Issue Status

It’s magic when an engineer ships busted code and Sentry sends them a notification about the problem. But engineers often struggled to find relevant issues in an ocean of old bugs.

The vast majority of customers had hundreds of old issues kicking around that they weren’t investigating or resolving, sort of like an email inbox.

So it was clear that we needed to elevate critical problems to the top of their list so that an engineer could head to and immediately see the issues that were most relevant to them. This led to discussions with engineers and brainstorming with the design team, after which I made a list of potential issue statuses that could help us do just that:

Figure 1. A diagram showing potential new issue statuses.

With these statuses we could elevate New, Escalating, and Regressed issues in some way and then push Ongoing and older issues to the bottom of their list.

I also worked on a single action—Archive—that would dismiss an issue and clean up their list. This led to several brainstorming sessions where I realized we also needed to alert customers when those archived issues escalated or got significantly worse in a short period of time.

I made a diagram showing the issue lifecycle in this brave new world:

Figure 2. How an issue changes status over time.

From here I could experiment with how we might represent these statuses in the app. In the first concept below, I explored how these statuses could work together into a concept called Severity. Ongoing issues would be marked as less severe and be pushed to the bottom.

I really wanted to make an interface that didn’t require clicking or scrolling or hunting for issues at all.

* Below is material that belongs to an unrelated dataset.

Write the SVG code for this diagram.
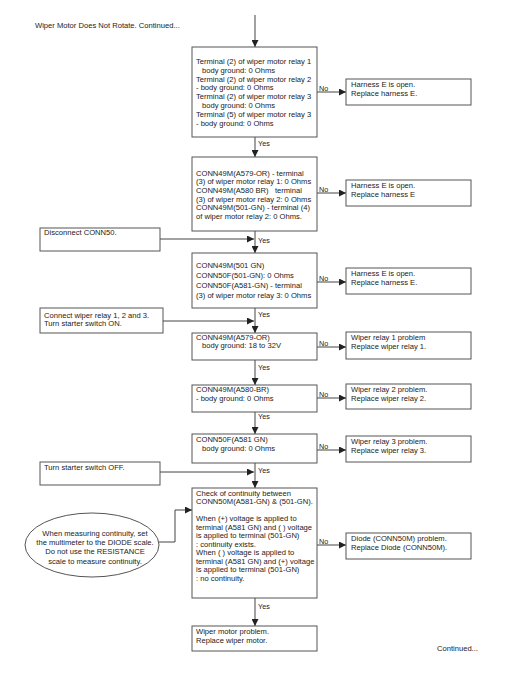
<svg xmlns="http://www.w3.org/2000/svg" width="525" height="675" viewBox="0 0 525 675">
<style>
text{font-family:"Liberation Sans",Arial,sans-serif;font-size:7.6px;fill:#222;white-space:pre}
.box{fill:#fff;stroke:#555;stroke-width:1}
.ln{fill:none;stroke:#444;stroke-width:1}
.lbl{font-size:7.2px}
</style>
<defs>
<marker id="ah" viewBox="0 0 10 10" refX="10" refY="5" markerWidth="7" markerHeight="7" markerUnits="userSpaceOnUse" orient="auto">
<path d="M0,0 L10,5 L0,10 z" fill="#222"/>
</marker>
</defs>
<rect width="525" height="675" fill="#fff"/>
<text x="35" y="27.5">Wiper Motor Does Not Rotate. Continued...</text>

<g id="connectors">
<path class="ln" d="M255 15 V47" marker-end="url(#ah)"/>
<path class="ln" d="M255 137 V157" marker-end="url(#ah)"/>
<path class="ln" d="M255 231 V253" marker-end="url(#ah)"/>
<path class="ln" d="M255 308 V333" marker-end="url(#ah)"/>
<path class="ln" d="M255 360 V385" marker-end="url(#ah)"/>
<path class="ln" d="M255 412 V434" marker-end="url(#ah)"/>
<path class="ln" d="M255 463 V488" marker-end="url(#ah)"/>
<path class="ln" d="M255 598 V626" marker-end="url(#ah)"/>
<path class="ln" d="M317 92 H346" marker-end="url(#ah)"/>
<path class="ln" d="M317 193 H346" marker-end="url(#ah)"/>
<path class="ln" d="M317 282 H346" marker-end="url(#ah)"/>
<path class="ln" d="M317 347 H346" marker-end="url(#ah)"/>
<path class="ln" d="M317 398 H346" marker-end="url(#ah)"/>
<path class="ln" d="M317 450 H346" marker-end="url(#ah)"/>
<path class="ln" d="M317 545 H346" marker-end="url(#ah)"/>
<path class="ln" d="M160 239 H254" marker-end="url(#ah)"/>
<path class="ln" d="M163 321 H254" marker-end="url(#ah)"/>
<path class="ln" d="M160 472 H254" marker-end="url(#ah)"/>
<path class="ln" d="M159 542 H175 V510 H192" marker-end="url(#ah)"/>
<text class="lbl" x="258" y="145.5">Yes</text>
<text class="lbl" x="258" y="242.5">Yes</text>
<text class="lbl" x="258" y="316.5">Yes</text>
<text class="lbl" x="258" y="369.5">Yes</text>
<text class="lbl" x="258" y="418.5">Yes</text>
<text class="lbl" x="258" y="472.5">Yes</text>
<text class="lbl" x="258" y="608.5">Yes</text>
<text class="lbl" x="319" y="90.5">No</text>
<text class="lbl" x="319" y="191.5">No</text>
<text class="lbl" x="319" y="280.5">No</text>
<text class="lbl" x="319" y="345.5">No</text>
<text class="lbl" x="319" y="396.5">No</text>
<text class="lbl" x="319" y="448.5">No</text>
<text class="lbl" x="319" y="543.5">No</text>
</g>

<g id="box1">
<rect class="box" x="192" y="47" width="125" height="90"/>
<text x="196" y="64">Terminal (2) of wiper motor relay 1</text>
<text x="202" y="72.8">body ground: 0 Ohms</text>
<text x="196" y="81.6">Terminal (2) of wiper motor relay 2</text>
<text x="196" y="90.4">- body ground: 0 Ohms</text>
<text x="196" y="99.2">Terminal (2) of wiper motor relay 3</text>
<text x="202" y="108">body ground: 0 Ohms</text>
<text x="196" y="116.8">Terminal (5) of wiper motor relay 3</text>
<text x="196" y="125.6">- body ground: 0 Ohms</text>
</g>

<g id="box2">
<rect class="box" x="192" y="157" width="125" height="74"/>
<text x="196" y="175.5">CONN49M(A579-OR) - terminal</text>
<text x="196" y="184.2">(3) of wiper motor relay 1: 0 Ohms</text>
<text x="196" y="192.9">CONN49M(A580 BR)   terminal</text>
<text x="196" y="201.6">(3) of wiper motor relay 2: 0 Ohms</text>
<text x="196" y="210.3">CONN49M(501-GN) - terminal (4)</text>
<text x="196" y="219">of wiper motor relay 2: 0 Ohms.</text>
</g>

<g id="box3">
<rect class="box" x="192" y="253" width="125" height="55"/>
<text x="196" y="267.5">CONN49M(501 GN)</text>
<text x="196" y="277.5">CONN50F(501-GN): 0 Ohms</text>
<text x="196" y="287.5">CONN50F(A581-GN) - terminal</text>
<text x="196" y="297.5">(3) of wiper motor relay 3: 0 Ohms</text>
</g>

<g id="box4">
<rect class="box" x="192" y="333" width="125" height="27"/>
<text x="196" y="339.5">CONN49M(A579-OR)</text>
<text x="202" y="348">body ground: 18 to 32V</text>
</g>

<g id="box5">
<rect class="box" x="192" y="385" width="125" height="27"/>
<text x="196" y="391.5">CONN49M(A580-BR)</text>
<text x="196" y="401">- body ground: 0 Ohms</text>
</g>

<g id="box6">
<rect class="box" x="192" y="434" width="125" height="29"/>
<text x="196" y="441.5">CONN50F(A581 GN)</text>
<text x="202" y="451">body ground: 0 Ohms</text>
</g>

<g id="box7">
<rect class="box" x="192" y="488" width="125" height="110"/>
<text x="196" y="495.5">Check of continuity between</text>
<text x="196" y="504">CONN50M(A581-GN) &amp; (501-GN).</text>
<text x="196" y="521">When (+) voltage is applied to</text>
<text x="196" y="529.5">terminal (A581 GN) and ( ) voltage</text>
<text x="196" y="538">is applied to terminal (501-GN)</text>
<text x="196" y="546.5">: continuity exists.</text>
<text x="196" y="555">When ( ) voltage is applied to</text>
<text x="196" y="563.5">terminal (A581 GN) and (+) voltage</text>
<text x="196" y="572">is applied to terminal (501-GN)</text>
<text x="196" y="580.5">: no continuity.</text>
</g>

<g id="box8">
<rect class="box" x="192" y="626" width="125" height="25"/>
<text x="196" y="633.5">Wiper motor problem.</text>
<text x="196" y="642.5">Replace wiper motor.</text>
</g>

<g id="r1">
<rect class="box" x="346" y="79" width="125" height="26"/>
<text x="351" y="87">Harness E is open.</text>
<text x="351" y="96">Replace harness E.</text>
</g>
<g id="r2">
<rect class="box" x="346" y="180" width="125" height="26"/>
<text x="351" y="188">Harness E is open.</text>
<text x="351" y="197">Replace harness E</text>
</g>
<g id="r3">
<rect class="box" x="346" y="268" width="125" height="26"/>
<text x="351" y="276">Harness E is open.</text>
<text x="351" y="285">Replace harness E.</text>
</g>
<g id="r4">
<rect class="box" x="346" y="332" width="125" height="27"/>
<text x="351" y="339.5">Wiper relay 1 problem</text>
<text x="351" y="349">Replace wiper relay 1.</text>
</g>
<g id="r5">
<rect class="box" x="346" y="384" width="125" height="25"/>
<text x="351" y="391.5">Wiper relay 2 problem.</text>
<text x="351" y="400.5">Replace wiper relay 2.</text>
</g>
<g id="r6">
<rect class="box" x="346" y="436" width="125" height="26"/>
<text x="351" y="443.5">Wiper relay 3 problem.</text>
<text x="351" y="452.5">Replace wiper relay 3.</text>
</g>
<g id="r7">
<rect class="box" x="346" y="533" width="125" height="26"/>
<text x="351" y="540.5">Diode (CONN50M) problem.</text>
<text x="351" y="549.5">Replace Diode (CONN50M).</text>
</g>

<g id="l1">
<rect class="box" x="40" y="228" width="120" height="23"/>
<text x="44" y="234.5">Disconnect CONN50.</text>
</g>
<g id="l2">
<rect class="box" x="40" y="308" width="123" height="25"/>
<text x="44" y="317.5">Connect wiper relay 1, 2 and 3.</text>
<text x="44" y="326">Turn starter switch ON.</text>
</g>
<g id="l3">
<rect class="box" x="40" y="462" width="120" height="23"/>
<text x="44" y="469.5">Turn starter switch OFF.</text>
</g>

<g id="note">
<ellipse class="box" cx="92" cy="545" rx="67" ry="32"/>
<text x="95" y="535.5" text-anchor="middle">When measuring continuity, set</text>
<text x="95" y="544.5" text-anchor="middle">the multimeter to the DIODE scale.</text>
<text x="95" y="554" text-anchor="middle">Do not use the RESISTANCE</text>
<text x="95" y="563.5" text-anchor="middle">scale to measure continuity.</text>
</g>

<text x="437" y="650.5">Continued...</text>
</svg>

Figure 3. Sorting issues by severity.

But what if engineers wanted to quickly filter the whole page by the status? I heard a lot about how engineers often cared about new issues in their latest release first—and that’s the primary use case of Sentry. I wanted developers to feel like they could trust Sentry to show them brand new problems right away so they could feel confident that a release was “safe.”

In the concepts below, I tried to optimize for that feeling:

Figure 4. Using tabs to separate issues by status.

But this would involve too much darn clicking! And, as an engineer, I don’t want to hunt for Escalating issues if they’re important and I need to see them right away. Tabs were a no-go then.

The final concept was much simpler, labelling the issues by status first since fixing the sort could be part of a much larger project in the future. And considering this was the most important page in the product, we wanted to roll out a small batch of changes to be safe.

Figure 5. The final concepts that I pitched to customers and internal stakeholders.

This design also increased the time period to show events in the last 14 days instead of the last 7. The idea here being that now engineers would be able to see patterns in the data much more clearly over a longer time period.

By the time I left Sentry, engineers had started work on building out the rather complicated Escalating status since the whole design rested on detecting anomalies in these patterns. I also imagined that, in the future, this could play into improving notifications. A lot of Sentry customers viewed issue notifications directly in Slack or email and these statuses could decrease the number of noisy notifications they received, in the hope of only alerting them of the critical problems in their code.